■ **Task description**
All of the material below is to be restated word for word, apart from the pictures.

Dataset extract start

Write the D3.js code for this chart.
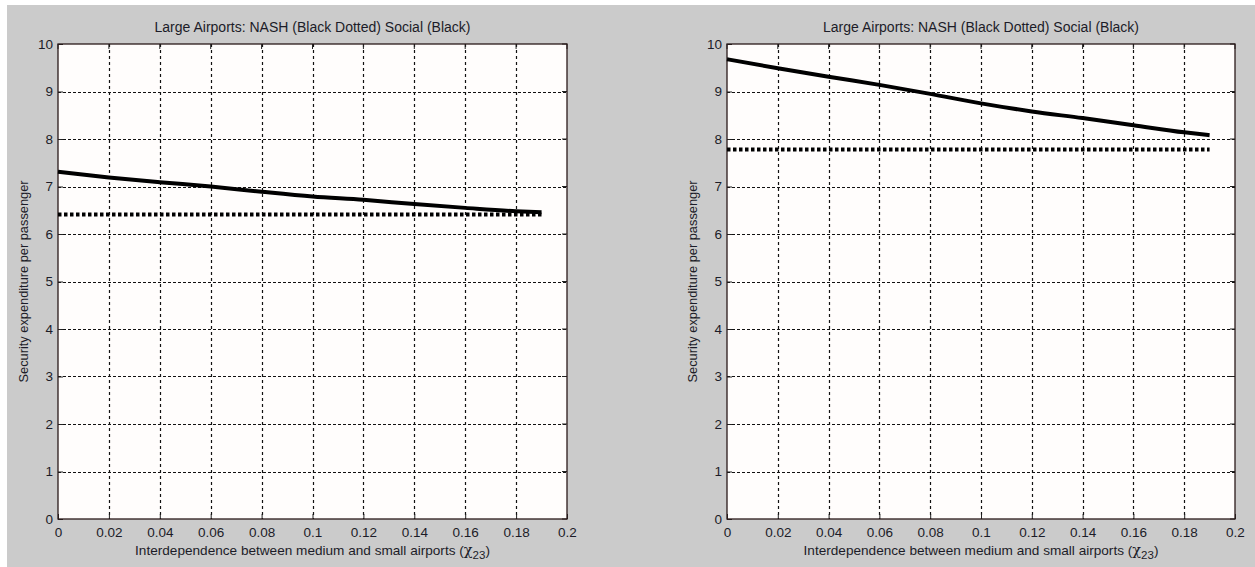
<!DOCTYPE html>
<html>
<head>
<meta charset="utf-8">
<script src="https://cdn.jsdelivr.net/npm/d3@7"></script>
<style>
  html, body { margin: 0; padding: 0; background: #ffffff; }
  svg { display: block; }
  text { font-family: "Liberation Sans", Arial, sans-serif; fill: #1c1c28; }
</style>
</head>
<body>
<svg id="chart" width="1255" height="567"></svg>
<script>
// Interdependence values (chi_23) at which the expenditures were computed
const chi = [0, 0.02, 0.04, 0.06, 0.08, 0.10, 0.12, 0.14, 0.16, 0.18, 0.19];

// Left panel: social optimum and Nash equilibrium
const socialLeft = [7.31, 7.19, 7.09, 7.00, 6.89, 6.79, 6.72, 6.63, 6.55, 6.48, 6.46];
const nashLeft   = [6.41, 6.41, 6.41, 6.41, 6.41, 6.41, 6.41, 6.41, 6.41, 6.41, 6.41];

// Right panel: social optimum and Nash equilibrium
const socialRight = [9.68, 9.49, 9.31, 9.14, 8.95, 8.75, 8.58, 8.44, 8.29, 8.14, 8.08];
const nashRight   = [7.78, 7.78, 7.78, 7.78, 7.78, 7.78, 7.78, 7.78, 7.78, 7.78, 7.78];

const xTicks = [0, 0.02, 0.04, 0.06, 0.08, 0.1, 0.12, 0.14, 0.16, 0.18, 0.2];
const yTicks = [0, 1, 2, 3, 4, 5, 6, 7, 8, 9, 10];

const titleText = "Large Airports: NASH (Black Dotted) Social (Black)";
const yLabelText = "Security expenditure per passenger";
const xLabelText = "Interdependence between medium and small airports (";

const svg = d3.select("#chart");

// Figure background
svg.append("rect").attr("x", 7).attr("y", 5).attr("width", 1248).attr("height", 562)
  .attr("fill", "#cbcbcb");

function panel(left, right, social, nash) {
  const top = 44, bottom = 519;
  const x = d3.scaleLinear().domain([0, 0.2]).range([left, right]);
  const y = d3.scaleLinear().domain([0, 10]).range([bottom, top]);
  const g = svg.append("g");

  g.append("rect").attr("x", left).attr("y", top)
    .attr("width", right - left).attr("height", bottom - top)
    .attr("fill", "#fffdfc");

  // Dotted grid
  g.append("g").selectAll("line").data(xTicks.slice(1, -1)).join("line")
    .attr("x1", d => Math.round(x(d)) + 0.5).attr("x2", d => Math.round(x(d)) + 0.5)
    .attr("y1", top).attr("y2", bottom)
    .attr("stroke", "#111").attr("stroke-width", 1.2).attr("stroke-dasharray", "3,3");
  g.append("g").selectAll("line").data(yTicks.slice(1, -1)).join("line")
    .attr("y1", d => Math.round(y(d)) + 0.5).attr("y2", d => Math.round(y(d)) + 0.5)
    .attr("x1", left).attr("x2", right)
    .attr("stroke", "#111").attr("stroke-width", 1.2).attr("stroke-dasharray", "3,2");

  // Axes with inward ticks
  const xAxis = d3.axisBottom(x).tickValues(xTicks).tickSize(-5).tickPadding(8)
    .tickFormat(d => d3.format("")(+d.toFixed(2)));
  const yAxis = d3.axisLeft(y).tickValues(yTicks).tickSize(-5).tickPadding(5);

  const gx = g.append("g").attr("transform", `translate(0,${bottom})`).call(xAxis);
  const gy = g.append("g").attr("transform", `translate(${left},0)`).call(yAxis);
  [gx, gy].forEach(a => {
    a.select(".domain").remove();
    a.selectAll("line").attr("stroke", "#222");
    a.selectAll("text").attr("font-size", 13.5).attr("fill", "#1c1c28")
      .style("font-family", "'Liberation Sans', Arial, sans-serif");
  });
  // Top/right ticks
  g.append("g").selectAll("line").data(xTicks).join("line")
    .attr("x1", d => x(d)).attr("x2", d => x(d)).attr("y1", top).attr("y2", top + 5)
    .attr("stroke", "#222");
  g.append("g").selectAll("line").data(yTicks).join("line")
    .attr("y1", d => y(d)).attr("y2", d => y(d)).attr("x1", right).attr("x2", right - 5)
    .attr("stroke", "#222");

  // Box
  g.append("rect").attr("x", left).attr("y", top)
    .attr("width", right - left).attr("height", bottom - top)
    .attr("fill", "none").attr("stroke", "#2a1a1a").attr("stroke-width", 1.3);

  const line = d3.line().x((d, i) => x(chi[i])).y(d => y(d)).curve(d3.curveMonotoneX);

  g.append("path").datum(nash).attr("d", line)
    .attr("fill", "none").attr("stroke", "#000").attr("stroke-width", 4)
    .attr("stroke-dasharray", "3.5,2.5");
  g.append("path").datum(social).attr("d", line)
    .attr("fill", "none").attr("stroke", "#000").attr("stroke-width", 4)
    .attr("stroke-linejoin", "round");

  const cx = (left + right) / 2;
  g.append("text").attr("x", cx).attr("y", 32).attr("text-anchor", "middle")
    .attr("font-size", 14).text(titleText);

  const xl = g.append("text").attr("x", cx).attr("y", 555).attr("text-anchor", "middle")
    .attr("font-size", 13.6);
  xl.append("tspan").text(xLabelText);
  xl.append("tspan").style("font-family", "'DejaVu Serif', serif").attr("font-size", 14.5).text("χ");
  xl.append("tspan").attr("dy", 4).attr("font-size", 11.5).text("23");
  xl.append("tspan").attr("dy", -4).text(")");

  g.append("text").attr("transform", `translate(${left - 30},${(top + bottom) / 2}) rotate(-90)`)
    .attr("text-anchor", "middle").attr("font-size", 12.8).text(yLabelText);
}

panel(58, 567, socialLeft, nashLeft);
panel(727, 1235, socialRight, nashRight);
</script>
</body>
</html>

Dataset extract end

■ **Solution for this exercise**
Write the D3.js code for this chart.
<!DOCTYPE html>
<html>
<head>
<meta charset="utf-8">
<script src="https://cdn.jsdelivr.net/npm/d3@7"></script>
<style>
  html, body { margin: 0; padding: 0; background: #ffffff; }
  svg { display: block; }
  text { font-family: "Liberation Sans", Arial, sans-serif; fill: #1c1c28; }
</style>
</head>
<body>
<svg id="chart" width="1255" height="567"></svg>
<script>
// Interdependence values (chi_23) at which the expenditures were computed
const chi = [0, 0.02, 0.04, 0.06, 0.08, 0.10, 0.12, 0.14, 0.16, 0.18, 0.19];

// Left panel: social optimum and Nash equilibrium
const socialLeft = [7.31, 7.19, 7.09, 7.00, 6.89, 6.79, 6.72, 6.63, 6.55, 6.48, 6.46];
const nashLeft   = [6.41, 6.41, 6.41, 6.41, 6.41, 6.41, 6.41, 6.41, 6.41, 6.41, 6.41];

// Right panel: social optimum and Nash equilibrium
const socialRight = [9.68, 9.49, 9.31, 9.14, 8.95, 8.75, 8.58, 8.44, 8.29, 8.14, 8.08];
const nashRight   = [7.78, 7.78, 7.78, 7.78, 7.78, 7.78, 7.78, 7.78, 7.78, 7.78, 7.78];

const xTicks = [0, 0.02, 0.04, 0.06, 0.08, 0.1, 0.12, 0.14, 0.16, 0.18, 0.2];
const yTicks = [0, 1, 2, 3, 4, 5, 6, 7, 8, 9, 10];

const titleText = "Large Airports: NASH (Black Dotted) Social (Black)";
const yLabelText = "Security expenditure per passenger";
const xLabelText = "Interdependence between medium and small airports (";

const svg = d3.select("#chart");

// Figure background
svg.append("rect").attr("x", 7).attr("y", 5).attr("width", 1248).attr("height", 562)
  .attr("fill", "#cbcbcb");

function panel(left, right, social, nash) {
  const top = 44, bottom = 519;
  const x = d3.scaleLinear().domain([0, 0.2]).range([left, right]);
  const y = d3.scaleLinear().domain([0, 10]).range([bottom, top]);
  const g = svg.append("g");

  g.append("rect").attr("x", left).attr("y", top)
    .attr("width", right - left).attr("height", bottom - top)
    .attr("fill", "#fffdfc");

  // Dotted grid
  g.append("g").selectAll("line").data(xTicks.slice(1, -1)).join("line")
    .attr("x1", d => Math.round(x(d)) + 0.5).attr("x2", d => Math.round(x(d)) + 0.5)
    .attr("y1", top).attr("y2", bottom)
    .attr("stroke", "#111").attr("stroke-width", 1.2).attr("stroke-dasharray", "3,3");
  g.append("g").selectAll("line").data(yTicks.slice(1, -1)).join("line")
    .attr("y1", d => Math.round(y(d)) + 0.5).attr("y2", d => Math.round(y(d)) + 0.5)
    .attr("x1", left).attr("x2", right)
    .attr("stroke", "#111").attr("stroke-width", 1.2).attr("stroke-dasharray", "3,2");

  // Axes with inward ticks
  const xAxis = d3.axisBottom(x).tickValues(xTicks).tickSize(-5).tickPadding(8)
    .tickFormat(d => d3.format("")(+d.toFixed(2)));
  const yAxis = d3.axisLeft(y).tickValues(yTicks).tickSize(-5).tickPadding(5);

  const gx = g.append("g").attr("transform", `translate(0,${bottom})`).call(xAxis);
  const gy = g.append("g").attr("transform", `translate(${left},0)`).call(yAxis);
  [gx, gy].forEach(a => {
    a.select(".domain").remove();
    a.selectAll("line").attr("stroke", "#222");
    a.selectAll("text").attr("font-size", 13.5).attr("fill", "#1c1c28")
      .style("font-family", "'Liberation Sans', Arial, sans-serif");
  });
  // Top/right ticks
  g.append("g").selectAll("line").data(xTicks).join("line")
    .attr("x1", d => x(d)).attr("x2", d => x(d)).attr("y1", top).attr("y2", top + 5)
    .attr("stroke", "#222");
  g.append("g").selectAll("line").data(yTicks).join("line")
    .attr("y1", d => y(d)).attr("y2", d => y(d)).attr("x1", right).attr("x2", right - 5)
    .attr("stroke", "#222");

  // Box
  g.append("rect").attr("x", left).attr("y", top)
    .attr("width", right - left).attr("height", bottom - top)
    .attr("fill", "none").attr("stroke", "#2a1a1a").attr("stroke-width", 1.3);

  const line = d3.line().x((d, i) => x(chi[i])).y(d => y(d)).curve(d3.curveMonotoneX);

  g.append("path").datum(nash).attr("d", line)
    .attr("fill", "none").attr("stroke", "#000").attr("stroke-width", 4)
    .attr("stroke-dasharray", "3.5,2.5");
  g.append("path").datum(social).attr("d", line)
    .attr("fill", "none").attr("stroke", "#000").attr("stroke-width", 4)
    .attr("stroke-linejoin", "round");

  const cx = (left + right) / 2;
  g.append("text").attr("x", cx).attr("y", 32).attr("text-anchor", "middle")
    .attr("font-size", 14).text(titleText);

  const xl = g.append("text").attr("x", cx).attr("y", 555).attr("text-anchor", "middle")
    .attr("font-size", 13.6);
  xl.append("tspan").text(xLabelText);
  xl.append("tspan").style("font-family", "'DejaVu Serif', serif").attr("font-size", 14.5).text("χ");
  xl.append("tspan").attr("dy", 4).attr("font-size", 11.5).text("23");
  xl.append("tspan").attr("dy", -4).text(")");

  g.append("text").attr("transform", `translate(${left - 30},${(top + bottom) / 2}) rotate(-90)`)
    .attr("text-anchor", "middle").attr("font-size", 12.8).text(yLabelText);
}

panel(58, 567, socialLeft, nashLeft);
panel(727, 1235, socialRight, nashRight);
</script>
</body>
</html>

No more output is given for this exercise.